Data block
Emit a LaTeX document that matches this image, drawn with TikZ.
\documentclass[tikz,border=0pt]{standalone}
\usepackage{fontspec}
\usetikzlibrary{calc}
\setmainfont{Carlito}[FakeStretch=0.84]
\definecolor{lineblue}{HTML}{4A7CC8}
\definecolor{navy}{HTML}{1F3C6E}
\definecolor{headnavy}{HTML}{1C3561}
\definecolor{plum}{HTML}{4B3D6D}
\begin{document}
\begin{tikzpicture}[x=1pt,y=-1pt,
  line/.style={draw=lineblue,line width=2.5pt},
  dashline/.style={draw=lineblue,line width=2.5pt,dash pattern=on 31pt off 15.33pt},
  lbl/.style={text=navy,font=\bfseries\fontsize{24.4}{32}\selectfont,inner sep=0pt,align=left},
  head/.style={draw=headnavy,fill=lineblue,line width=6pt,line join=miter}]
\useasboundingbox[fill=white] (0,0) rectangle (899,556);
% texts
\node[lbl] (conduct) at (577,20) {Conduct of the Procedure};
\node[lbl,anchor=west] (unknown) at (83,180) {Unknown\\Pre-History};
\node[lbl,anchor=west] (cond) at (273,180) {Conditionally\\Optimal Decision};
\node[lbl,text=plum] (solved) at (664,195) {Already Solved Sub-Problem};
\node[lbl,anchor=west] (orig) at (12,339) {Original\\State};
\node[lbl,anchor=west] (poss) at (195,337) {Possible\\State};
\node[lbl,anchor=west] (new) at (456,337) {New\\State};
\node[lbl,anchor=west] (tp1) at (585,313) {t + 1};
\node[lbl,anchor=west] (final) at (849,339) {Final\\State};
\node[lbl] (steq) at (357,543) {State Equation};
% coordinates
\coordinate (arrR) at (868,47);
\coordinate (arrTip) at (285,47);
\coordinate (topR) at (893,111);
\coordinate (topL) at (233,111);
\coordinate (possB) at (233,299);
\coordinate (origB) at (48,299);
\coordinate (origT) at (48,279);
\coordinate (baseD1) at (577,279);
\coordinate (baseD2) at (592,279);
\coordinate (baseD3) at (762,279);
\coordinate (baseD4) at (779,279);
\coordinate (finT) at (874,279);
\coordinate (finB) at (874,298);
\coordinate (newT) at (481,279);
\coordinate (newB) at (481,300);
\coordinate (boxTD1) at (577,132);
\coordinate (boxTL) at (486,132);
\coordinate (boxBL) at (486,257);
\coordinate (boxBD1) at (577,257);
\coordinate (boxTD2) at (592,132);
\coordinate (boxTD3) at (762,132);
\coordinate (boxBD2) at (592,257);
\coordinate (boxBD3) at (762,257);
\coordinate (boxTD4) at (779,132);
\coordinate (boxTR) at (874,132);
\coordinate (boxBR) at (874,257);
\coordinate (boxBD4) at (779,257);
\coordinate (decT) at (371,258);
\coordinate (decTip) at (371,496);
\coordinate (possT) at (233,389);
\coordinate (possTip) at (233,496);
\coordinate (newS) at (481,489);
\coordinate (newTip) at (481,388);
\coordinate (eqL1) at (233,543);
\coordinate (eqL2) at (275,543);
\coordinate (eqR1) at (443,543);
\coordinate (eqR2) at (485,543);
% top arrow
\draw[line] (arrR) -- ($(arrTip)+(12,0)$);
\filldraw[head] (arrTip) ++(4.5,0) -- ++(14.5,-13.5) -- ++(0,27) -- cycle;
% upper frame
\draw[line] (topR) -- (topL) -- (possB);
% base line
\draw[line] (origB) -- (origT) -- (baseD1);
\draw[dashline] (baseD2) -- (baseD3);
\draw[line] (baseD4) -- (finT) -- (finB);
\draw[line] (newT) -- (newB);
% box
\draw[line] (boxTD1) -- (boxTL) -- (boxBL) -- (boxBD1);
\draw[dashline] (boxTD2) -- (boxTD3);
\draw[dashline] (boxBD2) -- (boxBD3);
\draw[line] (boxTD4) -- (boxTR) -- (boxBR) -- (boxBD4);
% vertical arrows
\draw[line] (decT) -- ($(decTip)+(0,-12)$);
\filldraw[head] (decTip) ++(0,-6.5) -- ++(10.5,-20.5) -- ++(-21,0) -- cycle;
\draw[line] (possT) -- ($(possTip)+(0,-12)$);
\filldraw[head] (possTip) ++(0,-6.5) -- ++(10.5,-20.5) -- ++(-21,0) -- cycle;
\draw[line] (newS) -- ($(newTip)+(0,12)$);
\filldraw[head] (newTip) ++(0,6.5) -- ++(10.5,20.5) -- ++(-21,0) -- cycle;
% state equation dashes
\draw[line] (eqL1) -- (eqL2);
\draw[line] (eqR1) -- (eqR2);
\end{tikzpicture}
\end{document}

Stated problem
Give the listing above again, word for word.

Exercise response
Emit a LaTeX document that matches this image, drawn with TikZ.
\documentclass[tikz,border=0pt]{standalone}
\usepackage{fontspec}
\usetikzlibrary{calc}
\setmainfont{Carlito}[FakeStretch=0.84]
\definecolor{lineblue}{HTML}{4A7CC8}
\definecolor{navy}{HTML}{1F3C6E}
\definecolor{headnavy}{HTML}{1C3561}
\definecolor{plum}{HTML}{4B3D6D}
\begin{document}
\begin{tikzpicture}[x=1pt,y=-1pt,
  line/.style={draw=lineblue,line width=2.5pt},
  dashline/.style={draw=lineblue,line width=2.5pt,dash pattern=on 31pt off 15.33pt},
  lbl/.style={text=navy,font=\bfseries\fontsize{24.4}{32}\selectfont,inner sep=0pt,align=left},
  head/.style={draw=headnavy,fill=lineblue,line width=6pt,line join=miter}]
\useasboundingbox[fill=white] (0,0) rectangle (899,556);
% texts
\node[lbl] (conduct) at (577,20) {Conduct of the Procedure};
\node[lbl,anchor=west] (unknown) at (83,180) {Unknown\\Pre-History};
\node[lbl,anchor=west] (cond) at (273,180) {Conditionally\\Optimal Decision};
\node[lbl,text=plum] (solved) at (664,195) {Already Solved Sub-Problem};
\node[lbl,anchor=west] (orig) at (12,339) {Original\\State};
\node[lbl,anchor=west] (poss) at (195,337) {Possible\\State};
\node[lbl,anchor=west] (new) at (456,337) {New\\State};
\node[lbl,anchor=west] (tp1) at (585,313) {t + 1};
\node[lbl,anchor=west] (final) at (849,339) {Final\\State};
\node[lbl] (steq) at (357,543) {State Equation};
% coordinates
\coordinate (arrR) at (868,47);
\coordinate (arrTip) at (285,47);
\coordinate (topR) at (893,111);
\coordinate (topL) at (233,111);
\coordinate (possB) at (233,299);
\coordinate (origB) at (48,299);
\coordinate (origT) at (48,279);
\coordinate (baseD1) at (577,279);
\coordinate (baseD2) at (592,279);
\coordinate (baseD3) at (762,279);
\coordinate (baseD4) at (779,279);
\coordinate (finT) at (874,279);
\coordinate (finB) at (874,298);
\coordinate (newT) at (481,279);
\coordinate (newB) at (481,300);
\coordinate (boxTD1) at (577,132);
\coordinate (boxTL) at (486,132);
\coordinate (boxBL) at (486,257);
\coordinate (boxBD1) at (577,257);
\coordinate (boxTD2) at (592,132);
\coordinate (boxTD3) at (762,132);
\coordinate (boxBD2) at (592,257);
\coordinate (boxBD3) at (762,257);
\coordinate (boxTD4) at (779,132);
\coordinate (boxTR) at (874,132);
\coordinate (boxBR) at (874,257);
\coordinate (boxBD4) at (779,257);
\coordinate (decT) at (371,258);
\coordinate (decTip) at (371,496);
\coordinate (possT) at (233,389);
\coordinate (possTip) at (233,496);
\coordinate (newS) at (481,489);
\coordinate (newTip) at (481,388);
\coordinate (eqL1) at (233,543);
\coordinate (eqL2) at (275,543);
\coordinate (eqR1) at (443,543);
\coordinate (eqR2) at (485,543);
% top arrow
\draw[line] (arrR) -- ($(arrTip)+(12,0)$);
\filldraw[head] (arrTip) ++(4.5,0) -- ++(14.5,-13.5) -- ++(0,27) -- cycle;
% upper frame
\draw[line] (topR) -- (topL) -- (possB);
% base line
\draw[line] (origB) -- (origT) -- (baseD1);
\draw[dashline] (baseD2) -- (baseD3);
\draw[line] (baseD4) -- (finT) -- (finB);
\draw[line] (newT) -- (newB);
% box
\draw[line] (boxTD1) -- (boxTL) -- (boxBL) -- (boxBD1);
\draw[dashline] (boxTD2) -- (boxTD3);
\draw[dashline] (boxBD2) -- (boxBD3);
\draw[line] (boxTD4) -- (boxTR) -- (boxBR) -- (boxBD4);
% vertical arrows
\draw[line] (decT) -- ($(decTip)+(0,-12)$);
\filldraw[head] (decTip) ++(0,-6.5) -- ++(10.5,-20.5) -- ++(-21,0) -- cycle;
\draw[line] (possT) -- ($(possTip)+(0,-12)$);
\filldraw[head] (possTip) ++(0,-6.5) -- ++(10.5,-20.5) -- ++(-21,0) -- cycle;
\draw[line] (newS) -- ($(newTip)+(0,12)$);
\filldraw[head] (newTip) ++(0,6.5) -- ++(10.5,20.5) -- ++(-21,0) -- cycle;
% state equation dashes
\draw[line] (eqL1) -- (eqL2);
\draw[line] (eqR1) -- (eqR2);
\end{tikzpicture}
\end{document}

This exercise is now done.